Интенсивное развитие идиллии, вообще говоря, показательно для русской преромантической и романтической эпохи (В. А. Жуковский, Ф. Н. Глинка, В. И. Панаев и др.), так как оно вновь наглядно связывает романтизм с формами сентиментальными и даже классическими. Но при этом в русле идиллии русские авторы приходили к результатам совсем не идиллическим. По определению Гегеля, идиллия «отмежевывается от всех более углубленных и всеобщих интересов духовной и нравственной жизни и изображает человека в его невинности». Русский эстетик А. Галич, автор оригинального труда «Опыт науки изящного» (1825), также считал, что идиллия есть «картина первоначальных, неиспорченных движений инстинкта». Умеренность потребностей, ясность и бескорыстие желаний ведут к гармонии и устойчивости человеческих связей, характеризующих типично идиллическое состояние. Таково состояние, описанное в «Рыбаках» Н. И. Гнедича (1784-1833).
Эту идиллию, написанную в 1821 г., можно принять как своеобразный эквивалент романтических принципов Сомова, — русская жизнь выступала в ней в своем собственном, немифологическом обличье, «без Дафнисов и
Прошло несколько лет от «первого опыта русской народной идиллии» до идиллии А. А. Дельвига (1798—1831) «Конец Золотого века» (1828), но как же изменилась картина! В форме идиллии продемонстрирован наступающий или наступивший конец идиллического состояния; само название произведения сформулировано Дельвигом с программной вызывающей дерзостью: это был действительно «конец Золотого века». В естественную невинную жизнь занесено семя зла и горя, люди чувствительные и нежные страдают и гибнут, и поэтому песни пастуха проникаются унынием и скорбью. Благодаря реакции внимающего этим песням путешественника частная трагедия пастушки Амариллы поднята на высоту всемирно-исторического обобщения:
ведь он, скиталец, направился в Аркадию из дальних краев как в последнее прибежище земного счастья («вот где последнее счастье у смертных гостило!»), но оказалось, что и обитателей земного рая настигли удары судьбы. И эти удары — не трагическая случайность, а неизбежная перемена в естественном развитии народов, неизбежная утрата первоначальной гармонии. Перемена, по мнению автора, столь же неотвратимая, как биологическое старение человека или народа («Веселье и счастье // Схожи с первой любовью. // Смертный единожды в жизни // Может упиться их полною, девственной сладостью!»), и если в «Рыбаках» прочерчивалась античная, гомеровская аналогия, то в «Конце Золотого века» столь же программно проводятся параллели с Шекспиром: в сумасшествии и гибели Амариллы, настаивал Дельвиг в «Примечаниях» к идиллии, содержится «близкое подражание Шекспирову описанию смерти Офелии». Напомним, что шекспировское описание воспринималось как принципиально антиидиллическое, трагедийное, а сам Шекспир — воплощение нового, неклассического, но — по терминологии первой трети XIX в. — романтического искусства.

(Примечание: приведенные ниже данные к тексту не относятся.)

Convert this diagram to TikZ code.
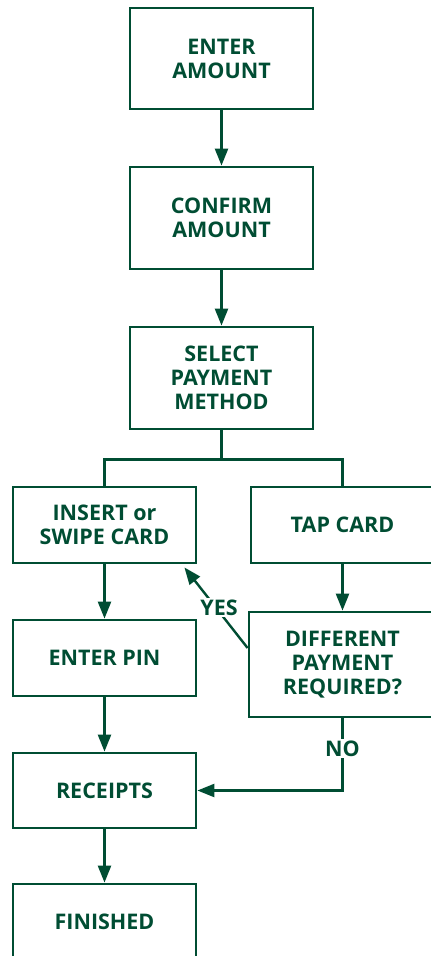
\documentclass[tikz,border=0pt]{standalone}
\usepackage{fontspec}
\setmainfont{Open Sans}
\usetikzlibrary{arrows.meta,calc}
\definecolor{dg}{RGB}{0,77,51}
\begin{document}
\begin{tikzpicture}[x=1pt,y=-1pt,
  box/.style={draw=dg,line width=2.8pt,minimum width=183pt,text=dg,align=center,
    font=\fontsize{21.5}{24}\selectfont\bfseries,inner sep=0pt},
  conn/.style={draw=dg,line width=2.4pt},
  arr/.style={conn,-{Triangle[width=13pt,length=17pt]}},
  lab/.style={text=dg,font=\fontsize{21.5}{24}\selectfont\bfseries,fill=white,inner sep=1.5pt}]
\useasboundingbox (0,0) rectangle (431,956);
\clip (0,0) rectangle (431,956);
\node[box,minimum height=101pt] (enter) at (221.5,58.5) {ENTER\\AMOUNT};
\node[box,minimum height=102pt] (confirm) at (221.5,218) {CONFIRM\\AMOUNT};
\node[box,minimum height=102pt] (select) at (221.5,378) {SELECT\\PAYMENT\\METHOD};
\node[box,minimum height=76pt] (insert) at (104.5,525) {INSERT or\\SWIPE CARD};
\node[box,minimum height=76pt] (tap) at (342.5,525) {TAP CARD};
\node[box,minimum height=105pt,minimum width=187pt] (diff) at (342.5,664.5) {DIFFERENT\\PAYMENT\\REQUIRED?};
\node[box,minimum height=76pt] (pin) at (104.5,658) {ENTER PIN};
\node[box,minimum height=75pt] (receipts) at (104.5,790.5) {RECEIPTS};
\node[box,minimum height=76pt] (finished) at (104.5,922) {FINISHED};
\coordinate (split) at ($(select.south)+(0,29)$);
\coordinate (yesend) at ($(insert.south east)+(-13,3)$);
\coordinate (yesstart) at ($(diff.west)+(0,-16.5)$);
\draw[arr] (enter) -- (confirm);
\draw[arr] (confirm) -- (select);
\draw[conn] (select.south) -- (split);
\draw[conn] (split) -| (insert.north);
\draw[conn] (split) -| (tap.north);
\draw[arr] (tap) -- (diff);
\draw[arr] (insert) -- (pin);
\draw[arr] (pin) -- (receipts);
\draw[arr] (receipts) -- (finished);
\draw[arr] (yesstart) -- node[lab,pos=0.5,xshift=3pt]{YES} (yesend);
\draw[arr] (diff.south) |- node[lab,pos=0.21]{NO} (receipts.east);
\end{tikzpicture}
\end{document}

«Конец Золотого века» выдержан в духе общечеловеческой параболы; но конкретных национальных деталей Дельвиг добавляет к ней в немалом количестве — и не столько даже в своей «русской идиллии» «Отставной солдат», сколько в завоевавших широкую популярность «русских песнях». Мир народной жизни, каким он предстает в этих песнях, совсем не идилличен и не един: в нем находится место и для наветов, и для «злых толков», и для «черного горя» сиротства или насильственного брака, и, конечно, для тягот солдатчины. Основной тон песен — уныние, их преобладающая, чуть ли не жанровая форма — жалоба, словно сама народная душа изливается в жалобах на несовершенство, на злоключения, на диссонансы бытия.
Те же диссонансы — уже в психологическом, натурфилософском, метафизическом обличье — фиксирует лирика в ее различных разновидностях: элегическая, философская, медитативная, пейзажная и т. д. Характерен пример П. А. Вяземского (1792—1878). Поэт, одним из первых в России поднявший знамя романтизма, чуть ли не впервые включивший у нас термин «романтизм» в литературный обиход (в 1816 г., в предисловии к сочинениям В. А. Озерова), автор одного из первых манифестов русского романтизма «Разговор между Издателем и Классиком с Выборгской стороны или с Васильевского острова» (1824), Вяземский развернул в своей лирике широкий спектр типично романтических мотивов, причем в их подчеркнуто заостренном, негармоническом, диссонирующем выражении. Тут и волнение страсти («Волнение», 1820), и роль субъективного переживания, самообман чувств («Мнимый счастливец», ок. 1825), и, конечно, разочарование («Негодование», 1820), горечь тоски и «хандры» («Хандра», ок. 1830). Содержание своего «Нарвского водопада» (1825) Вяземский толковал как аллегорию человеческой страсти («водопад не что иное, как человек, взбитый внезапною страстию...»); но это и граничащее с пантеистической аллегорией пейзажное изображение, моментальная зарисовка местности, и, поверх нее, другая, высшая аллегория: распавшейся природы, космоса, в котором открылось «противоречие», возник рокот и гул противоборствующих стихий.